■ DATA:
— Begin —

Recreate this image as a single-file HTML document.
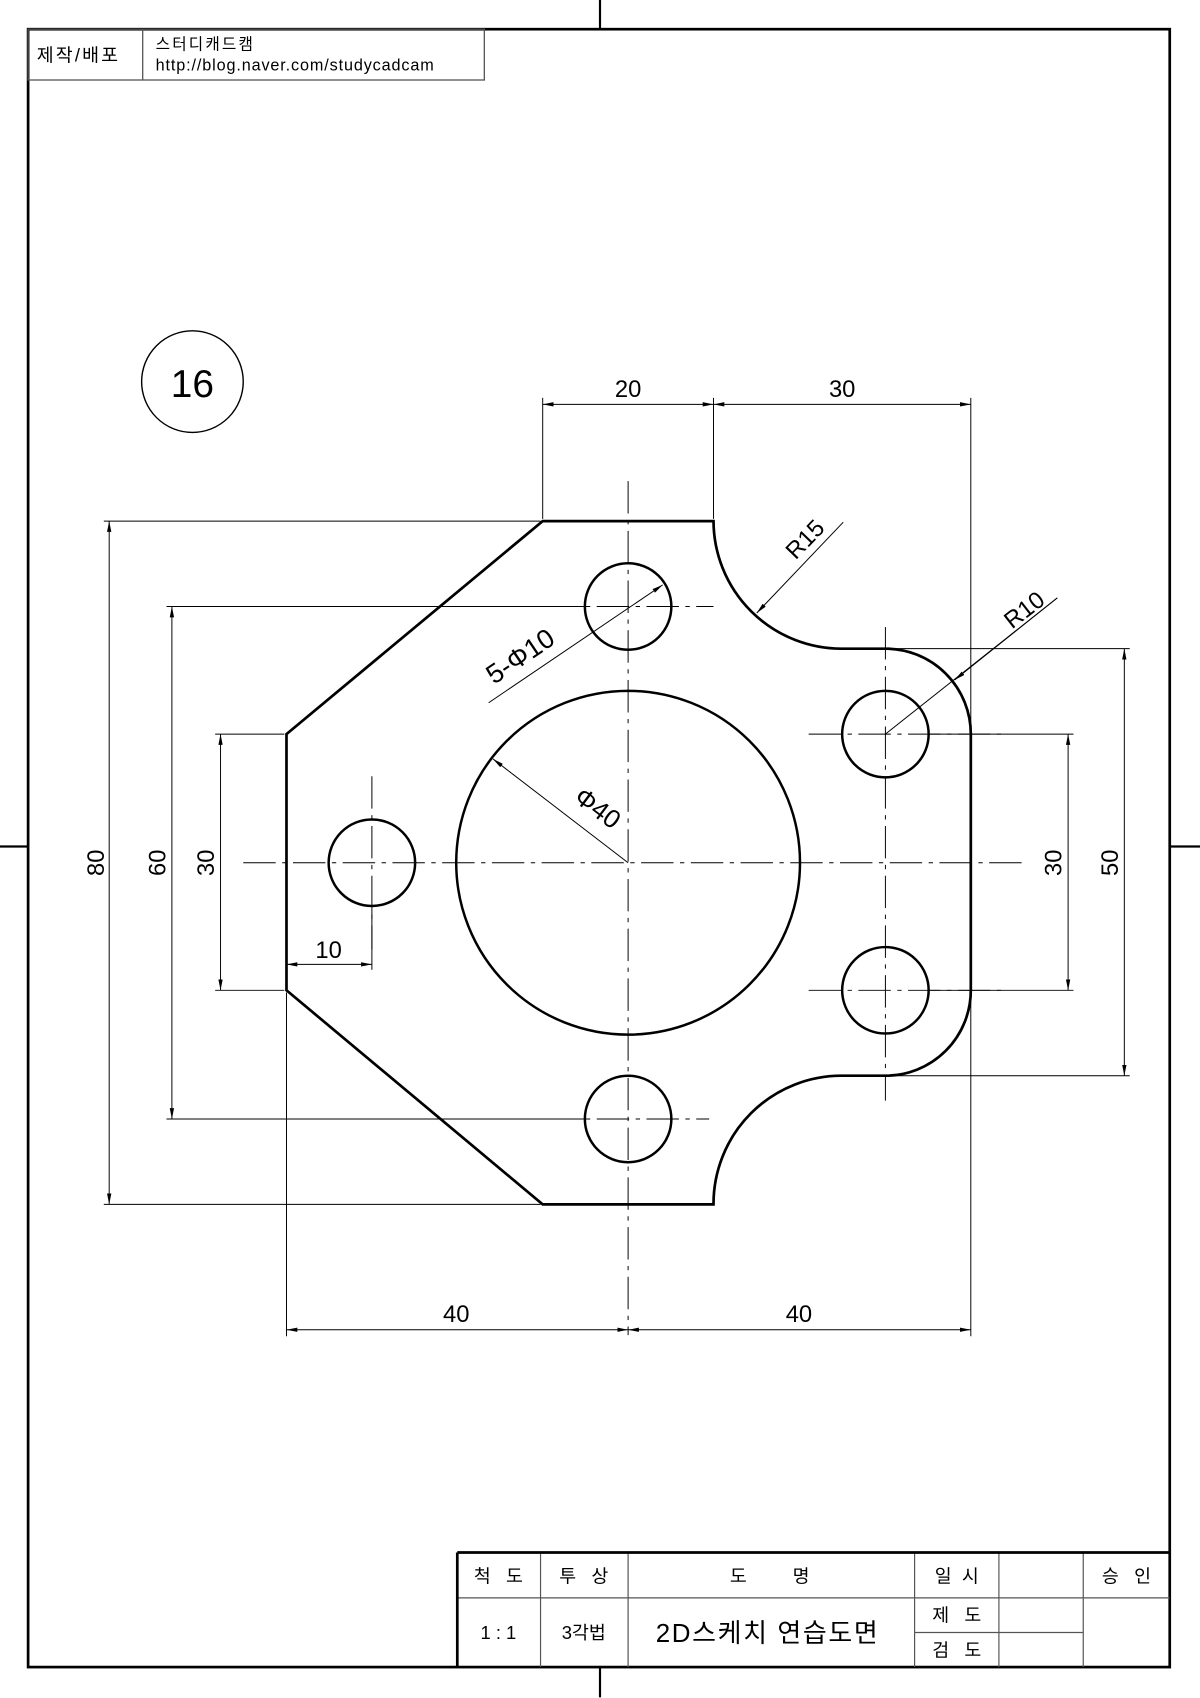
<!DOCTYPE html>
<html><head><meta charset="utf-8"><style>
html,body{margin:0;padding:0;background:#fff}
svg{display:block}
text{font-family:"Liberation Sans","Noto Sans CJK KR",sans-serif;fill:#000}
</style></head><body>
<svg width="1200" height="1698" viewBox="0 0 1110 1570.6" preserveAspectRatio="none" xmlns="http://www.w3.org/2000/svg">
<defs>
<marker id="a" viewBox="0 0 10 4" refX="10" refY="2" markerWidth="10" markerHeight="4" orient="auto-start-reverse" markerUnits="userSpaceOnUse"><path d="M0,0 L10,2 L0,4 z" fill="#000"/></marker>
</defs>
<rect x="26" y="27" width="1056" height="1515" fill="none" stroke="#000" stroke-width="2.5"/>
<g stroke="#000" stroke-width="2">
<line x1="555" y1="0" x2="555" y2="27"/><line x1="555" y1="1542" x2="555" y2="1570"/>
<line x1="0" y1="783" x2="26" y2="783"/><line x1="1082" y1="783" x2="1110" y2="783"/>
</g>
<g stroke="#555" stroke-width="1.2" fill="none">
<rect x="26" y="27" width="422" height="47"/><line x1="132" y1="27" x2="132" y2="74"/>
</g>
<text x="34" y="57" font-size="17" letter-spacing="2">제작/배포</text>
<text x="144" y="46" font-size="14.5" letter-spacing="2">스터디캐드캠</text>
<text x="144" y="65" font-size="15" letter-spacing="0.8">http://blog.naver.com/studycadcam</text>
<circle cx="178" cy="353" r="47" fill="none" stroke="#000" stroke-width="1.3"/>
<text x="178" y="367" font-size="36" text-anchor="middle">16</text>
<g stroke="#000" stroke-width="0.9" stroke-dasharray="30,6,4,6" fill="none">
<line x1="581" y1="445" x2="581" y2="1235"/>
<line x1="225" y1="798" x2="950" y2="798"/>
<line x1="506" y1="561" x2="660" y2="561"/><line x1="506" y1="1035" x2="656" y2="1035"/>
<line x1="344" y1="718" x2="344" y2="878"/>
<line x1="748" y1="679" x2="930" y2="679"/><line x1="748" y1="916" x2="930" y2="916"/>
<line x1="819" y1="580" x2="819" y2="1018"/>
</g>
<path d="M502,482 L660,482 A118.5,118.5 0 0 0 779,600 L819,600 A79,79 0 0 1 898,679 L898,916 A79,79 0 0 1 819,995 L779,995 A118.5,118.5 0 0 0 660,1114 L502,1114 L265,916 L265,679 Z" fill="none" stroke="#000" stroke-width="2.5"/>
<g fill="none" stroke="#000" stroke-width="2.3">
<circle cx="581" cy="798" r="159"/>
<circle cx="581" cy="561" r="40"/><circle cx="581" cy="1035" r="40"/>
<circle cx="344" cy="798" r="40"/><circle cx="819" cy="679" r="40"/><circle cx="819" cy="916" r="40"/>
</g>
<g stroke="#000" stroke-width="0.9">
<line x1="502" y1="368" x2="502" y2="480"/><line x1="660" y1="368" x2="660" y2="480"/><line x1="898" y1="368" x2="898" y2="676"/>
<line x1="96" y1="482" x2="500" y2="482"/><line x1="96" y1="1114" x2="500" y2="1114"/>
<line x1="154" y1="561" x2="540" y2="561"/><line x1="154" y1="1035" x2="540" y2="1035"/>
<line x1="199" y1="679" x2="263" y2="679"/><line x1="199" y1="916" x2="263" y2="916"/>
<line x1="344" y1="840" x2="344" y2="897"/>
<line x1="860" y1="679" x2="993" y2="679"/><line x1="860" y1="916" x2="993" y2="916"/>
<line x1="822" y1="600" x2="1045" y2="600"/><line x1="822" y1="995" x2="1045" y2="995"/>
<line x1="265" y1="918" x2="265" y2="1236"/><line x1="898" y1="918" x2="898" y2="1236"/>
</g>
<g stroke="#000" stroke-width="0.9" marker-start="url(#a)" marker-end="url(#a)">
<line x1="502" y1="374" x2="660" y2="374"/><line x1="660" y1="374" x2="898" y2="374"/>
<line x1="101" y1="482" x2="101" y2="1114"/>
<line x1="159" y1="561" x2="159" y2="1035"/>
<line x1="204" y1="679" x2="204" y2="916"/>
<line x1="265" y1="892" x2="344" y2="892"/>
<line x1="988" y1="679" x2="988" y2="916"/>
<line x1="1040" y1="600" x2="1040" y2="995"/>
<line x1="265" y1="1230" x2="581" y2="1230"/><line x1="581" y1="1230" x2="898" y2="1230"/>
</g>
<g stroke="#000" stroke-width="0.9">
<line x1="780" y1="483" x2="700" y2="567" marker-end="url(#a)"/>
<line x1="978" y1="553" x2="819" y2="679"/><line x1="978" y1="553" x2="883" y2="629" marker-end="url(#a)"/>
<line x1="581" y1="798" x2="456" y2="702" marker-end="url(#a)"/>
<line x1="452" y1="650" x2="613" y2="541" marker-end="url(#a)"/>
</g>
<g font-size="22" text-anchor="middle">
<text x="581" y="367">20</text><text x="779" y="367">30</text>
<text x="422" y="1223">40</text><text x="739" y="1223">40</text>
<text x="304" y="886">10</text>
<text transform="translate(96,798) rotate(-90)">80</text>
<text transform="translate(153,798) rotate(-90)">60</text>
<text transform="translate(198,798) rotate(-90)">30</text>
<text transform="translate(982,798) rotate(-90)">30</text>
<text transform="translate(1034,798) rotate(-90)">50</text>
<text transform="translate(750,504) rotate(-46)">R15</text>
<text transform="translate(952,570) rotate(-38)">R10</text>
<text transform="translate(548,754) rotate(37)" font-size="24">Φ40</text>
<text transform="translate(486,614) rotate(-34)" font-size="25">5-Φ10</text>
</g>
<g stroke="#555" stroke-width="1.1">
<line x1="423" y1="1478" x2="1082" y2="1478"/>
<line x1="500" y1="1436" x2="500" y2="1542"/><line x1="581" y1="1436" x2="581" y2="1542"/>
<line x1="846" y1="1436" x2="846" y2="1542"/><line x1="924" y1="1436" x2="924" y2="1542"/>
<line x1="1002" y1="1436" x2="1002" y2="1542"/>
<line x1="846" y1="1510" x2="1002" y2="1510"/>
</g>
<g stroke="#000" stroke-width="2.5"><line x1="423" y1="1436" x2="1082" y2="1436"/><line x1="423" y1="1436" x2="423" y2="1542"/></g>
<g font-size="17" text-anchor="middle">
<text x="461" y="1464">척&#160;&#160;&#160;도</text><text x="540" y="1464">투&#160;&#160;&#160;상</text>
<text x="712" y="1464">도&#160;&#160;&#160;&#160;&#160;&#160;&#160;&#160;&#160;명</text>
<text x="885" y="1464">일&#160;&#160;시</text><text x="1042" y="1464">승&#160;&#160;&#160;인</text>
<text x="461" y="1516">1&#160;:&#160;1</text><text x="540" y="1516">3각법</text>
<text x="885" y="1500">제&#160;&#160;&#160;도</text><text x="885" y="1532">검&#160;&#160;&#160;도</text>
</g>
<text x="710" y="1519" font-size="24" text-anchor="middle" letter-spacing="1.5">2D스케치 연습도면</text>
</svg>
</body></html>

— End —

Repeat the lines above exactly, and keep every picture out.

Recreate this image as a single-file HTML document.
<!DOCTYPE html>
<html><head><meta charset="utf-8"><style>
html,body{margin:0;padding:0;background:#fff}
svg{display:block}
text{font-family:"Liberation Sans","Noto Sans CJK KR",sans-serif;fill:#000}
</style></head><body>
<svg width="1200" height="1698" viewBox="0 0 1110 1570.6" preserveAspectRatio="none" xmlns="http://www.w3.org/2000/svg">
<defs>
<marker id="a" viewBox="0 0 10 4" refX="10" refY="2" markerWidth="10" markerHeight="4" orient="auto-start-reverse" markerUnits="userSpaceOnUse"><path d="M0,0 L10,2 L0,4 z" fill="#000"/></marker>
</defs>
<rect x="26" y="27" width="1056" height="1515" fill="none" stroke="#000" stroke-width="2.5"/>
<g stroke="#000" stroke-width="2">
<line x1="555" y1="0" x2="555" y2="27"/><line x1="555" y1="1542" x2="555" y2="1570"/>
<line x1="0" y1="783" x2="26" y2="783"/><line x1="1082" y1="783" x2="1110" y2="783"/>
</g>
<g stroke="#555" stroke-width="1.2" fill="none">
<rect x="26" y="27" width="422" height="47"/><line x1="132" y1="27" x2="132" y2="74"/>
</g>
<text x="34" y="57" font-size="17" letter-spacing="2">제작/배포</text>
<text x="144" y="46" font-size="14.5" letter-spacing="2">스터디캐드캠</text>
<text x="144" y="65" font-size="15" letter-spacing="0.8">http://blog.naver.com/studycadcam</text>
<circle cx="178" cy="353" r="47" fill="none" stroke="#000" stroke-width="1.3"/>
<text x="178" y="367" font-size="36" text-anchor="middle">16</text>
<g stroke="#000" stroke-width="0.9" stroke-dasharray="30,6,4,6" fill="none">
<line x1="581" y1="445" x2="581" y2="1235"/>
<line x1="225" y1="798" x2="950" y2="798"/>
<line x1="506" y1="561" x2="660" y2="561"/><line x1="506" y1="1035" x2="656" y2="1035"/>
<line x1="344" y1="718" x2="344" y2="878"/>
<line x1="748" y1="679" x2="930" y2="679"/><line x1="748" y1="916" x2="930" y2="916"/>
<line x1="819" y1="580" x2="819" y2="1018"/>
</g>
<path d="M502,482 L660,482 A118.5,118.5 0 0 0 779,600 L819,600 A79,79 0 0 1 898,679 L898,916 A79,79 0 0 1 819,995 L779,995 A118.5,118.5 0 0 0 660,1114 L502,1114 L265,916 L265,679 Z" fill="none" stroke="#000" stroke-width="2.5"/>
<g fill="none" stroke="#000" stroke-width="2.3">
<circle cx="581" cy="798" r="159"/>
<circle cx="581" cy="561" r="40"/><circle cx="581" cy="1035" r="40"/>
<circle cx="344" cy="798" r="40"/><circle cx="819" cy="679" r="40"/><circle cx="819" cy="916" r="40"/>
</g>
<g stroke="#000" stroke-width="0.9">
<line x1="502" y1="368" x2="502" y2="480"/><line x1="660" y1="368" x2="660" y2="480"/><line x1="898" y1="368" x2="898" y2="676"/>
<line x1="96" y1="482" x2="500" y2="482"/><line x1="96" y1="1114" x2="500" y2="1114"/>
<line x1="154" y1="561" x2="540" y2="561"/><line x1="154" y1="1035" x2="540" y2="1035"/>
<line x1="199" y1="679" x2="263" y2="679"/><line x1="199" y1="916" x2="263" y2="916"/>
<line x1="344" y1="840" x2="344" y2="897"/>
<line x1="860" y1="679" x2="993" y2="679"/><line x1="860" y1="916" x2="993" y2="916"/>
<line x1="822" y1="600" x2="1045" y2="600"/><line x1="822" y1="995" x2="1045" y2="995"/>
<line x1="265" y1="918" x2="265" y2="1236"/><line x1="898" y1="918" x2="898" y2="1236"/>
</g>
<g stroke="#000" stroke-width="0.9" marker-start="url(#a)" marker-end="url(#a)">
<line x1="502" y1="374" x2="660" y2="374"/><line x1="660" y1="374" x2="898" y2="374"/>
<line x1="101" y1="482" x2="101" y2="1114"/>
<line x1="159" y1="561" x2="159" y2="1035"/>
<line x1="204" y1="679" x2="204" y2="916"/>
<line x1="265" y1="892" x2="344" y2="892"/>
<line x1="988" y1="679" x2="988" y2="916"/>
<line x1="1040" y1="600" x2="1040" y2="995"/>
<line x1="265" y1="1230" x2="581" y2="1230"/><line x1="581" y1="1230" x2="898" y2="1230"/>
</g>
<g stroke="#000" stroke-width="0.9">
<line x1="780" y1="483" x2="700" y2="567" marker-end="url(#a)"/>
<line x1="978" y1="553" x2="819" y2="679"/><line x1="978" y1="553" x2="883" y2="629" marker-end="url(#a)"/>
<line x1="581" y1="798" x2="456" y2="702" marker-end="url(#a)"/>
<line x1="452" y1="650" x2="613" y2="541" marker-end="url(#a)"/>
</g>
<g font-size="22" text-anchor="middle">
<text x="581" y="367">20</text><text x="779" y="367">30</text>
<text x="422" y="1223">40</text><text x="739" y="1223">40</text>
<text x="304" y="886">10</text>
<text transform="translate(96,798) rotate(-90)">80</text>
<text transform="translate(153,798) rotate(-90)">60</text>
<text transform="translate(198,798) rotate(-90)">30</text>
<text transform="translate(982,798) rotate(-90)">30</text>
<text transform="translate(1034,798) rotate(-90)">50</text>
<text transform="translate(750,504) rotate(-46)">R15</text>
<text transform="translate(952,570) rotate(-38)">R10</text>
<text transform="translate(548,754) rotate(37)" font-size="24">Φ40</text>
<text transform="translate(486,614) rotate(-34)" font-size="25">5-Φ10</text>
</g>
<g stroke="#555" stroke-width="1.1">
<line x1="423" y1="1478" x2="1082" y2="1478"/>
<line x1="500" y1="1436" x2="500" y2="1542"/><line x1="581" y1="1436" x2="581" y2="1542"/>
<line x1="846" y1="1436" x2="846" y2="1542"/><line x1="924" y1="1436" x2="924" y2="1542"/>
<line x1="1002" y1="1436" x2="1002" y2="1542"/>
<line x1="846" y1="1510" x2="1002" y2="1510"/>
</g>
<g stroke="#000" stroke-width="2.5"><line x1="423" y1="1436" x2="1082" y2="1436"/><line x1="423" y1="1436" x2="423" y2="1542"/></g>
<g font-size="17" text-anchor="middle">
<text x="461" y="1464">척&#160;&#160;&#160;도</text><text x="540" y="1464">투&#160;&#160;&#160;상</text>
<text x="712" y="1464">도&#160;&#160;&#160;&#160;&#160;&#160;&#160;&#160;&#160;명</text>
<text x="885" y="1464">일&#160;&#160;시</text><text x="1042" y="1464">승&#160;&#160;&#160;인</text>
<text x="461" y="1516">1&#160;:&#160;1</text><text x="540" y="1516">3각법</text>
<text x="885" y="1500">제&#160;&#160;&#160;도</text><text x="885" y="1532">검&#160;&#160;&#160;도</text>
</g>
<text x="710" y="1519" font-size="24" text-anchor="middle" letter-spacing="1.5">2D스케치 연습도면</text>
</svg>
</body></html>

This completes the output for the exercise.